Enthusiastic students and non-students alike stood in a line that stretched from Royce Hall all the way past Janss Steps to the Student Activities Center. It was apparent: people were excited to see the star-studded judging panel from “American Idol” come to campus for the show’s world premiere.
Just three days into the new quarter, UCLA hosted a sneak peek and live Q&A with Ryan Seacrest, veteran judge Randy Jackson and new judges Mariah Carey, Nicki Minaj and Keith Urban. This event also served as the official kickoff for the 12th season of “American Idol.”
Some students were surprised that the event was taking place at Royce Hall but nonetheless excited that the event was hosted at the heart of campus.
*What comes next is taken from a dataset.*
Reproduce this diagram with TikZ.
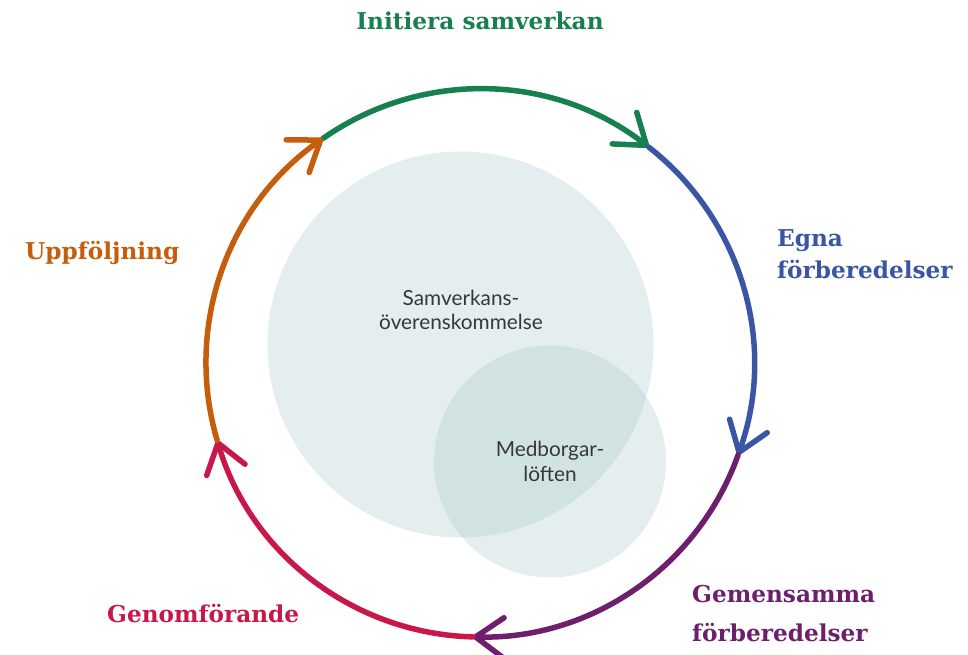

Omar Corona, a first-year biology student, thought that UCLA was a strategic place to attract a young audience for the screening.
“I feel like the demographic for the show is for young, teenaged people. Even though most of us aren’t teenagers, universities are filled with young people so they would choose a place like UCLA to host it,” Corona said.
Nacho Herrera, a first-year mathematics and applied sciences student, and Diamond Garcia, a
third-year Chicano studies student, had been waiting since noon.
“I’m here to meet, or at least see Nicki Minaj,” Herrera said, “I do watch the show depending how interesting the people are, but I’m mainly here right now for Nicki.”
Each of them was familiar with the show and watched its earlier seasons up until the sixth season. Garcia expressed that the show went downhill after the departure of judge Simon Cowell, but wanted to see where the show would go with new judges.
“I used to watch the show a lot in the beginning when he was there. Right now I usually just watch the auditions and see if it’ll be a good season or not,” Garcia said.
After hours of waiting in line, students were finally able to enter Royce Hall for the screening. Afterward, audience members were able to tweet in their questions about judging auditions and what the panelists look for when evaluating prospective contestants.
At the end of the event, the audience bustled out the doors, talking loudly among themselves about how they were glad to be able to see celebrities in such close proximity.
But despite the collective vibe of satisfaction among the students and fans, it is unclear whether the show will make a comeback, attendees said. Kateisha Menefield, a second-year psychology student, stated that even with a new panel of judges, the show would stay the same.
“I feel like ‘American Idol’ is using the judges to make the show. Before it was just pure talent; people watched it for the people who sang,” Menefield said. “Now people watch it for the little drama that’s going on between the judges.”